Last week, I took the family to see the Maine State Music Theatre’s production of “Annie” in Brunswick.

It was a fantastic production. If you haven’t yet seen it, there’s still a few more days before the show closes.

But while waiting for the curtain to rise, I was reading the director’s notes by Marc Robin in the MSMT program. And it brought back a pet peeve of mine.

“When I told folks I was about to start a production of ‘Annie’ they usually rolled their eyes or groaned or made a snide comment,” Robin wrote. ” ‘Oh, that old play’ ‘They’re doing it again??’ ‘Aren’t you tired of that show?’ ‘Why do we need another production of that?’ “

Robin justifies presenting “Annie” because its message of staying optimistic during hard times resonates with a recession-weary audience today.

That’s a valid reason. But if the play is good, shouldn’t that be reason enough?

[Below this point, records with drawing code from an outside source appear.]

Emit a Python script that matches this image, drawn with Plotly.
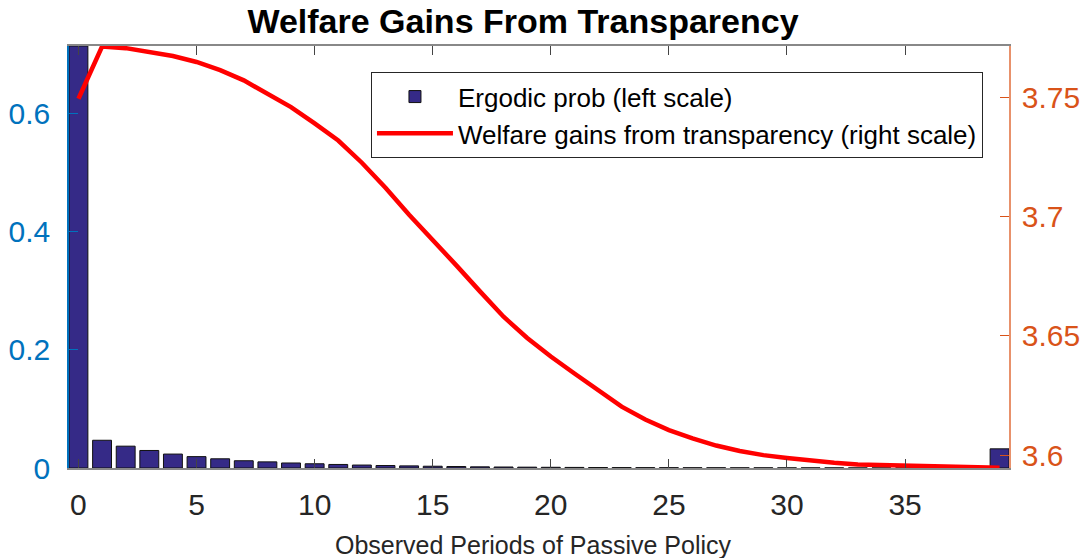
import plotly.graph_objects as go

periods = list(range(40))
ergodic_prob = [0.715, 0.047, 0.037, 0.0297, 0.0236, 0.0193, 0.0156, 0.0123, 0.0104, 0.0085,
                0.0072, 0.0060, 0.0050, 0.0042, 0.0036, 0.0030, 0.0025, 0.0020, 0.0017, 0.0014,
                0.0012, 0.0010, 0.0008, 0.0007, 0.0006, 0.0005, 0.0004, 0.0004, 0.0003, 0.0003,
                0.0002, 0.0002, 0.0002, 0.0001, 0.0001, 0.0001, 0.0001, 0.0001, 0.0001, 0.0325]
welfare_gains = [3.7493, 3.7712, 3.7705, 3.7690, 3.7672, 3.7647, 3.7613, 3.7570, 3.7515, 3.7458,
                 3.7390, 3.7318, 3.7225, 3.7120, 3.7007, 3.6903, 3.6795, 3.6686, 3.6580, 3.6491,
                 3.6413, 3.6342, 3.6272, 3.6203, 3.6149, 3.6105, 3.6070, 3.6040, 3.6017, 3.6000,
                 3.5988, 3.5977, 3.5968, 3.5961, 3.5958, 3.5955, 3.5952, 3.5950, 3.5948, 3.5947]
x_ticks = [0, 5, 10, 15, 20, 25, 30, 35]
left_ticks = [0, 0.2, 0.4, 0.6]
right_ticks = [3.6, 3.65, 3.7, 3.75]

FONT = "Liberation Sans, Arial, Helvetica, sans-serif"
BLUE = "#0072BD"
ORANGE = "#D95319"

W, H = 1085, 558

fig = go.Figure()
fig.add_trace(go.Bar(
    x=periods, y=ergodic_prob, width=0.8,
    marker=dict(color="#352A87", line=dict(color="#111111", width=1)),
    name="Ergodic prob (left scale)", yaxis="y",
))
fig.add_trace(go.Scatter(
    x=periods, y=welfare_gains, mode="lines",
    line=dict(color="#FF0000", width=4.5),
    name="Welfare gains from transparency (right scale)", yaxis="y2",
))

fig.update_layout(
    width=W, height=H,
    margin=dict(l=69, r=76, t=46, b=90, autoexpand=False),
    paper_bgcolor="white", plot_bgcolor="white",
    font=dict(family=FONT, color="#262626"),
    title=dict(text="<b>Welfare Gains From Transparency</b>", x=523 / W, xref="container",
               xanchor="center", y=1 - 21 / H, yref="container", yanchor="middle",
               font=dict(size=34, color="#000000", family=FONT)),
    showlegend=True,
    legend=dict(x=0.9723, xanchor="right", y=0.938, yanchor="top",
                bgcolor="white", bordercolor="#262626", borderwidth=1,
                font=dict(size=26, color="#000000", family=FONT),
                itemwidth=76, tracegroupgap=0),
    annotations=[dict(text="Observed Periods of Passive Policy", xref="paper", yref="paper",
                      x=(533 - 69) / 940, y=-(544 - 467.5) / 421.5, xanchor="center", yanchor="middle",
                      showarrow=False, font=dict(size=25, color="#262626", family=FONT))],
    xaxis=dict(range=[-0.4, 39.4], tickvals=x_ticks, ticks="inside", ticklen=9,
               tickcolor="#444444", showline=True, linecolor="#888888", linewidth=1.5,
               mirror="ticks", showgrid=False, zeroline=False, ticklabelstandoff=9,
               tickfont=dict(size=30, color="#262626")),
    yaxis=dict(range=[0, 0.715], tickvals=left_ticks, ticktext=["0", "0.2", "0.4", "0.6"],
               ticks="inside", ticklen=9, tickcolor=BLUE, ticklabelstandoff=11,
               showline=True, linecolor=BLUE, linewidth=1.5, showgrid=False, zeroline=False,
               tickfont=dict(size=30, color=BLUE)),
    yaxis2=dict(range=[3.5946, 3.7714], tickvals=right_ticks, ticktext=["3.6", "3.65", "3.7", "3.75"],
                overlaying="y", side="right", ticks="inside", ticklen=9, tickcolor=ORANGE,
                ticklabelstandoff=5,
                showline=True, linecolor="#E8916B", linewidth=1.5, showgrid=False, zeroline=False,
                tickfont=dict(size=30, color=ORANGE)),
    bargap=0.2,
)

fig.write_html("out.html", config={"displayModeBar": False},
               post_script="document.body.style.margin='0';")
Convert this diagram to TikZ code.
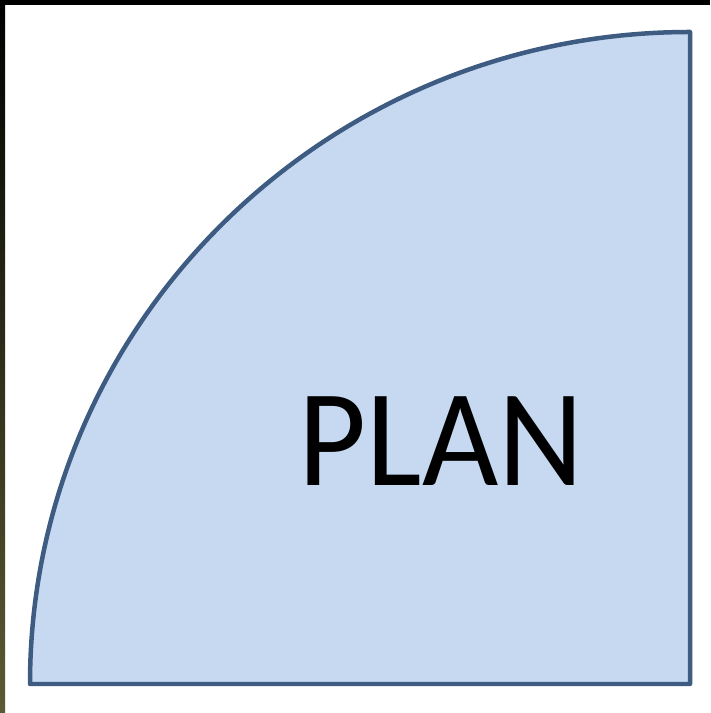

I’ve never been one to slap an expiration date on entertainment. My CD collection contains everything from World War I-era jazz to the new album by Adele. My home video collection includes “Citizen Kane,” “Casablanca,” “Un Chien Andalou,” “On the Waterfront” and the latest “Star Trek” movie and “The Lord of the Rings” trilogy.

Anyone can enjoy art on a surface level. But to truly appreciate art — whether it be a painting, a play, a novel, a song or a film — it’s essential to have at least a passing knowledge of the genre’s history. Every artist has been influenced by another, and to be able to see those ties makes it all the more enjoyable.

Anyway, saying you don’t like something because it’s old smacks of elitism and, frankly, ignorance. It’s like saying an art museum isn’t worth visiting unless it exhibits only modern works, or that going to Shakespeare in the park is boring because of the 16th-century language.

You’re not being cool because you think The Rolling Stones are dinosaurs and that plays like “Annie” are shopworn. You’re being ignorant. (On the flip side, those who think good entertainment ended with their generation are being just as ignorant.)

So instead of trying to be hip and oh-so-cutting-edge, try to enjoy things for what they are. Sure, there was a lot of stuff that was popular in its time that doesn’t hold up today. But the same holds true for what’s popular right now.

Who knows? You might like those old movies, songs and plays. And you’ll no longer have to worry about looking cool.